One of these ideas that I like being hammered with over and over is that performance (skill) is about repetition. It’s about muscle memory for athletes and autopilot recall for exam-takers.

And this is what it’s about for Navy Seals:

The best preparation for any scenario is having done it before — or the closest thing to that.

Via Daniel Coyle’s excellent book The Little Book of Talent: 52 Tips for Improving Your Skills:

When U.S. Navy SEAL Team 6 mounted its May 2011 raid on Osama bin Laden’s compound in Pakistan, it prepared by constructing full-scale replicas of the compound in North Carolina and Nevada, and rehearsing for three weeks. Dozens of times the SEALs simulated the operation. Dozens of times, they created various conditions they might encounter. They used the power of repetition to build the circuitry needed for the job.

This is one of the key principles of deliberate practice, the best system for building expertise.

Another way of putting this is that these SEALs have planned and practiced reactions to every conceivable scenario. That way they can maximize how many situations they react to with ‘instinct’, which is just a way of saying they’re on mental autopilot. When trained properly, autopilot is simply a faster and more reliable mode of human thought than focused attention.

The cornerstone of my exam strategy is mental autopilot. I maximize what I can achieve without really thinking, saving my mental resources for the very end. Here is the progression I go through at exam time:

  1. Comb through the test and read every problem. If I know the answer INSTANTLY, I work the problem (category #1 problems). If I have any hesitation at all, I skip it. If I don’t complete more than half of the test on this pass, I am in big trouble. Time: 25-33% of total allotment (45 mins-1hr in a 3-hour test).
  2. Go to the problems (category #2 problems) that I think I can figure out quickly and skip the ones that are really tough. Most of these problems are easy problems disguised as really hard problems. Once I crack it, I switch on autopilot again and blow through the sucker. This should get me to about 75% complete. This is probably about another 25% of the exam time.
  3. Go back over every question and (re-)work them all. I’ve probably screwed up a few category #1 problems (which are actually category #2) and I correct these here. It takes discipline to keep skipping the really tough problems but I need to save those. Get the easy ones right!
  4. The real toughies should be <10% of the total problem set. Now you tackle them.  You’ve probably got about 20-30 mins left on the exam and your brain is nearly fried.

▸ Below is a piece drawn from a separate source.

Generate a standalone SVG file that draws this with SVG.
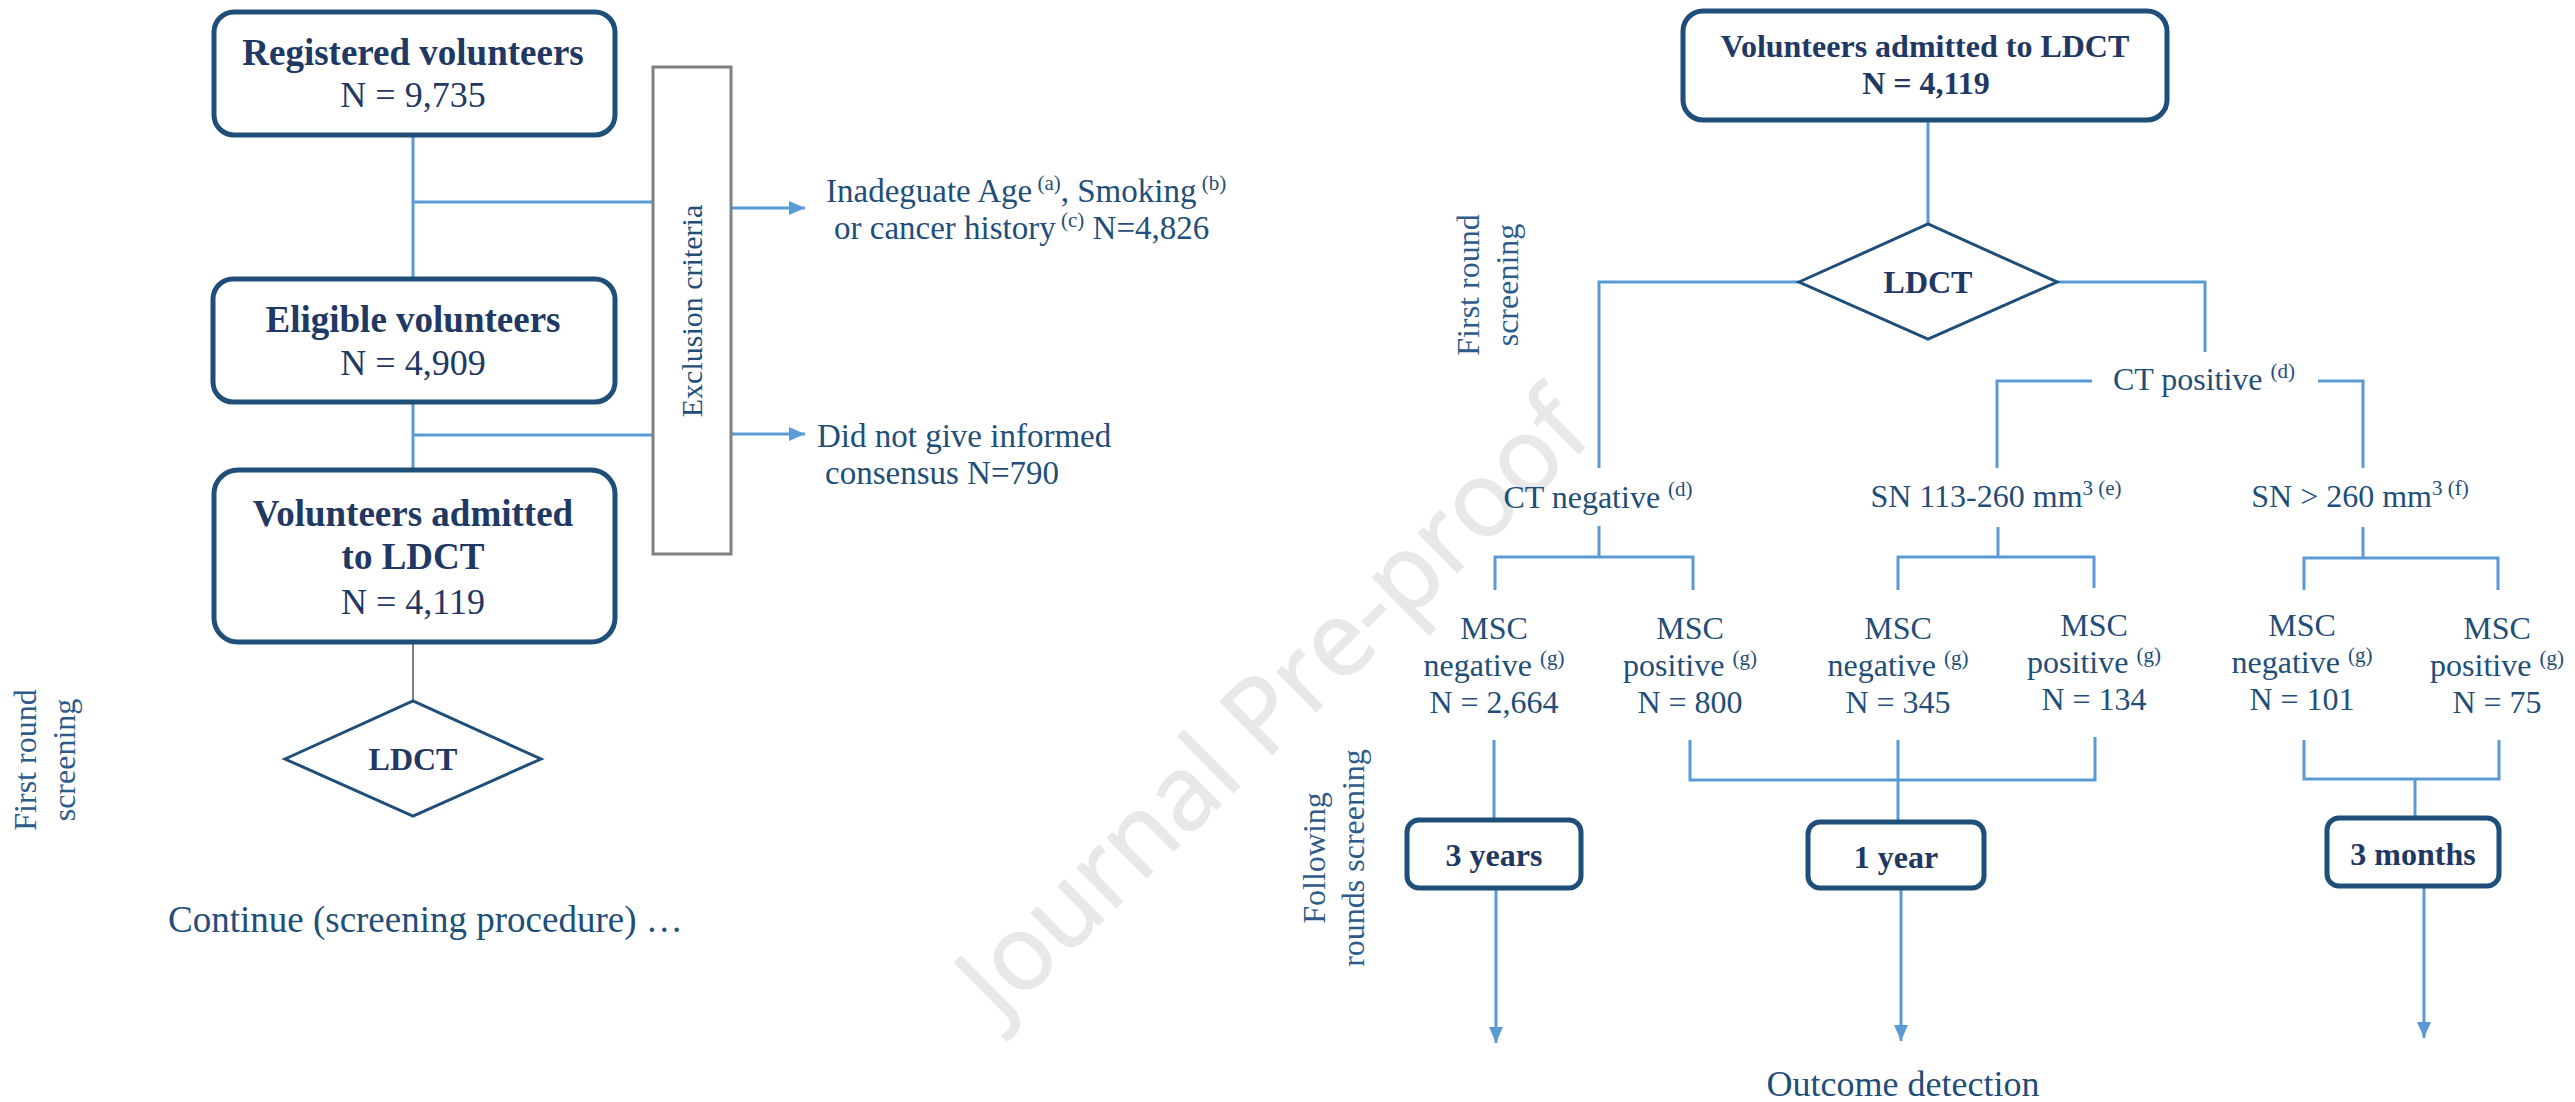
<svg xmlns="http://www.w3.org/2000/svg" width="2575" height="1102" viewBox="0 0 2575 1102">
<style>
  text { font-family: "Liberation Serif", "Times New Roman", serif; }
  .box { fill: #ffffff; stroke: #1f4e79; stroke-width: 5; }
  .sbox { fill: #ffffff; stroke: #1f4e79; stroke-width: 5; }
  .dia { fill: #ffffff; stroke: #1f4e79; stroke-width: 3; }
  .excl { fill: #ffffff; stroke: #808080; stroke-width: 3; }
  .conn { fill: none; stroke: #5b9bd5; stroke-width: 3; }
  .gray { fill: none; stroke: #7f7f7f; stroke-width: 2; }
  .tb { font-weight: bold; fill: #1f3864; text-anchor: middle; }
  .tn { fill: #1f3864; text-anchor: middle; }
  .lbl { fill: #1f4e79; font-size: 33px; }
  .c32 { fill: #1f4e79; font-size: 32px; text-anchor: middle; }
  .vert { fill: #2e5b8a; font-size: 32px; text-anchor: middle; }
  .sup { font-size: 21px; }
  .wm { font-family: "Open Sans", "Liberation Sans", sans-serif; font-weight: 400; font-size: 104px; fill: #e8e8e8; stroke: #e8e8e8; stroke-width: 1.5; }
</style>
<defs>
  <marker id="ah" markerWidth="16" markerHeight="14" refX="16" refY="7" orient="auto" markerUnits="userSpaceOnUse">
    <path d="M0,0 L16,7 L0,14 Z" fill="#5b9bd5"/>
  </marker>
</defs>
<rect width="2575" height="1102" fill="#ffffff"/>

<text class="wm" transform="translate(1000,1022) rotate(-44.5)">Journal Pre-proof</text>

<g id="connectors">
  <path class="conn" d="M413,135 V279"/>
  <path class="conn" d="M413,202 H653"/>
  <path class="conn" d="M413,402 V470"/>
  <path class="conn" d="M413,435 H653"/>
  <path class="conn" d="M731,208 H805" marker-end="url(#ah)"/>
  <path class="conn" d="M731,434 H805" marker-end="url(#ah)"/>
  <path class="gray" d="M413,642 V701"/>
  <path class="conn" d="M1928,120 V224"/>
  <path class="conn" d="M1799,282 H1599 V468"/>
  <path class="conn" d="M2057,282 H2205 V352"/>
  <path class="conn" d="M2092,381 H1997 V468"/>
  <path class="conn" d="M2318,381 H2363 V468"/>
  <path class="conn" d="M1599,526 V557"/>
  <path class="conn" d="M1495,590 V557 H1693 V590"/>
  <path class="conn" d="M1998,527 V557"/>
  <path class="conn" d="M1898,590 V557 H2094 V588"/>
  <path class="conn" d="M2363,527 V558"/>
  <path class="conn" d="M2304,590 V558 H2498 V590"/>
  <path class="conn" d="M1494,740 V820"/>
  <path class="conn" d="M1690,740 V780 H2095 V737"/>
  <path class="conn" d="M1898,740 V822"/>
  <path class="conn" d="M2304,740 V779 H2499 V740"/>
  <path class="conn" d="M2415,779 V818"/>
  <path class="conn" d="M1496,888 V1043" marker-end="url(#ah)"/>
  <path class="conn" d="M1901,888 V1041" marker-end="url(#ah)"/>
  <path class="conn" d="M2424,886 V1038" marker-end="url(#ah)"/>
</g>

<g id="registered">
  <rect class="box" x="214" y="12" width="401" height="123" rx="20"/>
  <text class="tb" x="413" y="65" font-size="37">Registered volunteers</text>
  <text class="tn" x="413" y="107" font-size="36">N = 9,735</text>
</g>

<g id="eligible">
  <rect class="box" x="213" y="279" width="402" height="123" rx="20"/>
  <text class="tb" x="413" y="332" font-size="37">Eligible volunteers</text>
  <text class="tn" x="413" y="375" font-size="36">N = 4,909</text>
</g>

<g id="admitted-left">
  <rect class="box" x="214" y="470" width="401" height="172" rx="24"/>
  <text class="tb" x="413" y="526" font-size="37">Volunteers admitted</text>
  <text class="tb" x="413" y="569" font-size="37">to LDCT</text>
  <text class="tn" x="413" y="614" font-size="36">N = 4,119</text>
</g>

<g id="ldct-left">
  <polygon class="dia" points="285,759 413,701 541,759 413,816"/>
  <text class="tb" x="413" y="770" font-size="32">LDCT</text>
</g>

<g id="exclusion">
  <rect class="excl" x="653" y="67" width="78" height="487"/>
  <text fill="#1f4e79" font-size="30" text-anchor="middle" transform="translate(702,311) rotate(-90)">Exclusion criteria</text>
</g>

<g id="excl-age">
  <text class="lbl" x="826" y="202">Inadeguate Age<tspan class="sup" dy="-12"> (a)</tspan><tspan dy="12">, Smoking</tspan><tspan class="sup" dy="-12"> (b)</tspan></text>
  <text class="lbl" x="834" y="239">or cancer history<tspan class="sup" dy="-12"> (c)</tspan><tspan dy="12"> N=4,826</tspan></text>
</g>

<g id="excl-consent">
  <text class="lbl" x="817" y="447">Did not give informed</text>
  <text class="lbl" x="825" y="484">consensus N=790</text>
</g>

<g id="label-first-left">
  <text class="vert" transform="translate(36,760) rotate(-90)">First round</text>
  <text class="vert" transform="translate(75,760) rotate(-90)">screening</text>
</g>

<g id="continue">
  <text fill="#1f4e79" font-size="37" x="168" y="932">Continue (screening procedure) …</text>
</g>

<g id="admitted-right">
  <rect class="box" x="1683" y="11" width="484" height="109" rx="20"/>
  <text class="tb" x="1925" y="57" font-size="32">Volunteers admitted to LDCT</text>
  <text class="tb" x="1926" y="94" font-size="32">N = 4,119</text>
</g>

<g id="ldct-right">
  <polygon class="dia" points="1799,282 1928,224 2057,282 1928,339"/>
  <text class="tb" x="1928" y="293" font-size="32">LDCT</text>
</g>

<g id="label-first-right">
  <text class="vert" transform="translate(1479,285) rotate(-90)">First round</text>
  <text class="vert" transform="translate(1518,285) rotate(-90)">screening</text>
</g>

<g id="ct-positive">
  <text class="c32" x="2204" y="390">CT positive <tspan class="sup" dy="-12"> (d)</tspan></text>
</g>

<g id="ct-negative">
  <text class="c32" x="1598" y="508">CT negative <tspan class="sup" dy="-12"> (d)</tspan></text>
</g>

<g id="sn-113">
  <text class="c32" x="1996" y="507">SN 113-260 mm<tspan class="sup" dy="-12">3</tspan><tspan class="sup"> (e)</tspan></text>
</g>

<g id="sn-260">
  <text class="c32" x="2360" y="507">SN &gt; 260 mm<tspan class="sup" dy="-12">3</tspan><tspan class="sup"> (f)</tspan></text>
</g>

<g id="msc-neg-1">
  <text class="c32" x="1494" y="639">MSC</text>
  <text class="c32" x="1494" y="676">negative <tspan class="sup" dy="-11"> (g)</tspan></text>
  <text class="c32" x="1494" y="713">N = 2,664</text>
</g>
<g id="msc-pos-1">
  <text class="c32" x="1690" y="639">MSC</text>
  <text class="c32" x="1690" y="676">positive <tspan class="sup" dy="-11"> (g)</tspan></text>
  <text class="c32" x="1690" y="713">N = 800</text>
</g>
<g id="msc-neg-2">
  <text class="c32" x="1898" y="639">MSC</text>
  <text class="c32" x="1898" y="676">negative <tspan class="sup" dy="-11"> (g)</tspan></text>
  <text class="c32" x="1898" y="713">N = 345</text>
</g>
<g id="msc-pos-2">
  <text class="c32" x="2094" y="636">MSC</text>
  <text class="c32" x="2094" y="673">positive <tspan class="sup" dy="-11"> (g)</tspan></text>
  <text class="c32" x="2094" y="710">N = 134</text>
</g>
<g id="msc-neg-3">
  <text class="c32" x="2302" y="636">MSC</text>
  <text class="c32" x="2302" y="673">negative <tspan class="sup" dy="-11"> (g)</tspan></text>
  <text class="c32" x="2302" y="710">N = 101</text>
</g>
<g id="msc-pos-3">
  <text class="c32" x="2497" y="639">MSC</text>
  <text class="c32" x="2497" y="676">positive <tspan class="sup" dy="-11"> (g)</tspan></text>
  <text class="c32" x="2497" y="713">N = 75</text>
</g>

<g id="label-following">
  <text class="vert" transform="translate(1325,858) rotate(-90)">Following</text>
  <text class="vert" transform="translate(1364,858) rotate(-90)">rounds screening</text>
</g>

<g id="three-years">
  <rect class="sbox" x="1407" y="820" width="174" height="68" rx="12"/>
  <text class="tb" x="1494" y="866" font-size="32">3 years</text>
</g>
<g id="one-year">
  <rect class="sbox" x="1808" y="822" width="176" height="66" rx="12"/>
  <text class="tb" x="1896" y="868" font-size="32">1 year</text>
</g>
<g id="three-months">
  <rect class="sbox" x="2327" y="818" width="172" height="68" rx="12"/>
  <text class="tb" x="2413" y="865" font-size="32">3 months</text>
</g>

<g id="outcome">
  <text fill="#1f4e79" font-size="36" text-anchor="middle" x="1903" y="1096">Outcome detection</text>
</g>
</svg>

These last few minutes will take FOREVER because once you switch off autopilot the world slows down.

This is why return journeys feel quicker, why childhood feels like it takes FOREVER and why time flies when you’re having fun. Thinking is HARD. Thinking is PAINFUL. Your brain only has a finite amount of focus and attention and lighting up all those neurons is costly.

When you are studying, your goal is to have an autopilot that is as complete as possible. Understand that to sign up for an exam is to sign up for mental torture: you need to think a LOT to learn and, as I said, thinking is PAINFUL. That’s ok: no pain, no gain and you’re here to make something of yourself, dammit.

If you don’t train properly, you need to do more thinking on the test, which is costly. You need to work dozens/hundreds/thousands of problems to have well worn grooves in your mind for the problems you encounter.

Generally speaking, kids have no grooves. Older folks have nothing but grooves. Neither group likes putting down those grooves; kids just have no choice in the matter.